For each of these cases, we modeled display-by-display what we would expect to happen.
- For each user, we considered the user to have an 80% chance of seeing another ad. Such a rule allows us to have a distribution of frequency that’s close to what we see “in the wild,” while keeping an average frequency of 10 displays.
- When a user sees another ad, we randomly chose (with either 50% or 80% probability) whether the ad was shown by the primary retargeter or the secondary retargeter.
- Each retargeter values the ad based only on the ads that had been shown by that retargeter. For example, if it’s the 3rd ad for user #1 and the ad is shown by retargeter #2, the value of the ad (as seen by retargeter #2) would be the value of showing the first ad (if retargeter #1 had shown ads 1 and 2).
- We calculate the over-valuation created by frequency blindness, as the sum of all valuations compared to the sum of true valuation. Thus, our results are valuation-weighted, reflecting the real-world money spent to purchase inventory.
Please see the following table for an example of how to simulate frequency blindness:
|User||Ad Display #||Retargeter Displaying Ad||Ad Display # (as perceived by retargeter)||True Value of Ad||Value of Ad (as perceived by retargeter)|
Notes on the above:
- For displays 1 and 2, we have no interference yet. Retargeter 1 serves both ads and correctly understands the ads are displays #1 and #2 of the user. Thus the true value of the ad and the perceived value of the ad (by the displaying retargeter) are equal.
- The problem arises on display #3. Because Retargeter 2 is showing this ad – and thinks this is display #1, Retargeter 2 values the display at $1.00 when the true value of the ad is $0.64. Note that the true value of the ad declines by 20% with each additional ad display to reflect marketing wear-out.
- With display #4, we are back to Retargeter 1. However, because display #3 was served by Retargeter 2, this action by Retargeter 2 now reduces Retargeter 1’s ability to correctly value the display.
- This process continues until such time as no more ads are served to User 1. We then restart with User 2.
Based on the above study, we find the average overbid is 19% when using two retargeters.
Part II: Bid Collision Plus Frequency Blindness
To determine the effect of bid collision and frequency blindness on advertiser ROI, we simulate millions of bid requests. A bid request occurs when a real-time-bidding (RTB) exchange reaches out to multiple bidders to ask how much each bidder would pay to show an ad to a specific user. Most RTB exchanges use what’s called a first-price auction, where the high bidder is awarded the opportunity to show an ad to the user and where the high bidder pays the bid price.

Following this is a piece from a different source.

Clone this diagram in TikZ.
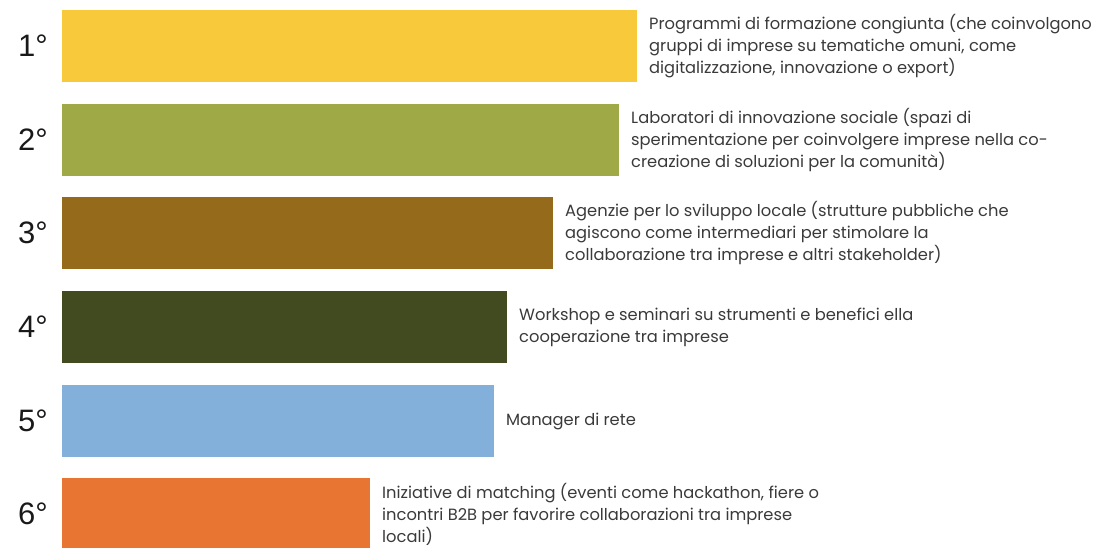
\documentclass[tikz,border=0pt]{standalone}
\usepackage{fontspec}
\setmainfont{Poppins}
\newfontfamily\rankfont{Liberation Sans}
\usetikzlibrary{positioning}
\definecolor{rankA}{HTML}{F7C93B}
\definecolor{rankB}{HTML}{9FA946}
\definecolor{rankC}{HTML}{956A1B}
\definecolor{rankD}{HTML}{424A20}
\definecolor{rankE}{HTML}{82B0DB}
\definecolor{rankF}{HTML}{E97532}
\definecolor{txtgray}{HTML}{3A3A3A}

\begin{document}
\begin{tikzpicture}[
  x=1pt, y=-1pt,
  node distance=12pt,
  bar/.style={rectangle, inner sep=0pt, outer sep=0pt, minimum height=72pt, anchor=north west},
  desc/.style={align=left, anchor=west, text=txtgray, inner sep=0pt, font=\fontsize{16.3}{22}\selectfont},
  rank/.style={inner sep=0pt, text=black!90, font=\rankfont\fontsize{31}{31}\selectfont}
]
\useasboundingbox (0,0) rectangle (1099,547);

\node[bar, fill=rankA, minimum width=575pt] (b1) at (62,10) {};
\node[bar, fill=rankB, minimum width=557pt] (b2) at (62,104) {};
\node[bar, fill=rankC, minimum width=491pt] (b3) at (62,197) {};
\node[bar, fill=rankD, minimum width=445pt] (b4) at (62,291) {};
\node[bar, fill=rankE, minimum width=432pt] (b5) at (62,385) {};
\node[bar, fill=rankF, minimum width=308pt] (b6) at (62,478) {};

\node[rank, left=14pt of b1] (n1) {1°};
\node[rank, left=14pt of b2] (n2) {2°};
\node[rank, left=14pt of b3] (n3) {3°};
\node[rank, left=14pt of b4] (n4) {4°};
\node[rank, left=14pt of b5] (n5) {5°};
\node[rank, left=14pt of b6] (n6) {6°};

\node[desc, right=of b1] (t1) {Programmi di formazione congiunta (che coinvolgono\\gruppi di imprese su tematiche omuni, come\\digitalizzazione, innovazione o export)};
\node[desc, right=of b2] (t2) {Laboratori di innovazione sociale (spazi di\\sperimentazione per coinvolgere imprese nella co-\\creazione di soluzioni per la comunità)};
\node[desc, right=of b3] (t3) {Agenzie per lo sviluppo locale (strutture pubbliche che\\agiscono come intermediari per stimolare la\\collaborazione tra imprese e altri stakeholder)};
\node[desc, right=of b4] (t4) {Workshop e seminari su strumenti e benefici ella\\cooperazione tra imprese};
\node[desc, right=of b5] (t5) {Manager di rete};
\node[desc, right=of b6] (t6) {Iniziative di matching (eventi come hackathon, fiere o\\incontri B2B per favorire collaborazioni tra imprese\\locali)};
\end{tikzpicture}
\end{document}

Our study uses a first-price auction model.
For each bid request, there exists value that is created for an advertiser by showing an ad for that advertiser to that user. However, this value must be predicted and it is thus not known with 100% accuracy. In the field of performance retargeting, the best players have high accuracy, requiring that those players be able to predict the probability of future events. Best-in-class retargeting specifically predicts the exact probability that a given user will click on an ad and then make a purchase on an advertiser’s website. Users who are more likely to respond to advertising are worth more, and high-quality retargeting solutions increase or decrease the “bid” in order to reflect those differences.
We term the true value of the display to be the eCPM of the display.
We model each retargeter’s valuation as follows:
- Start with the true value of the display (eCPM)
- Adjust the eCPM up or down by a normally-distributed, random amount to account for the fact that all retargeters have some error (as the future is not perfectly predictable)
- Adjust the eCPM up to account for “overbid error,” as determined in the Frequency Blindness section of this report. This error is exponentially distributed (since it must be 0% or greater) with mean of 19%, based on the results of our study of Frequency Blindness.
Once valuations are calculated for each retargeter, bids must be “shaded” (or reduced) in order to account for the fact that advertiser value can only be created when the amount paid to show a display is less than the true value of showing the display. We take the conservative approach and assume that all retargeters apply optimal bid shading strategies (though such is not likely to be the case due to the scale of data required to create optimal bid shading calculations).
Finally, by using each retargeter’s actual bids we can simulate the auction itself.
- All retargeters’ bids are fed into the auction
- The highest bidding retargeter goes up against all the other “background” bidders in the auction
- We reflect the reality of the marketplace by using actual “win rates” based on the bid
- For example, if the highest retargeter’s bid is $2.15, we might know that a bid of $2.15 wins the auction 22% of the time
- Win rates are “log normal,” meaning that win rates increase slowly at first, then faster, than slowly again. Some call this an “S” curve.
- Increasing a low bid, such as $0.10 up to $0.30 won’t have a big effect as both have small win rates. However, moving a bid from $1.30 to $1.50, will have a larger effect as win rates escalate more quickly in the middle of the distribution.
- On the high end, we see the same effect as on the low end. Increasing a bid from $10 to $10.20 won’t have a big effect because the win rate is already quite high.
- If a retargeter wins the auction, than that retargeter is charged the amount bid and we calculate the value that’s created for the advertiser.
We can then repeat these bid requests millions of times to simulate what happens when an actual advertising client engages with retargeting partners. We created code to look at what would happen when using 1 Retargeter, 2 Retargeters, and 3 Retargeters. Results are presented above.
If you are using one retargeter, keep doing it and make sure you’re using the best-in-class solution. If you’re using more than that, take a hard and analyze how to test down to one retargeter, which should generate higher ROI at the same total spend.
To do that, you can conduct a pre-post analysis of what happens when running one retargeter vs. what happens when running with two retargeters. Split your cookie pool into A and B populations and apply one retargeter to the A group and two retargeters to the B group, keeping total spend the same across A and B populations. From there, measure all sales (not attributed sales) in each population.
If you’re like us – and the clients we’ve worked with – you’ll find out that one retargeter is always better than two!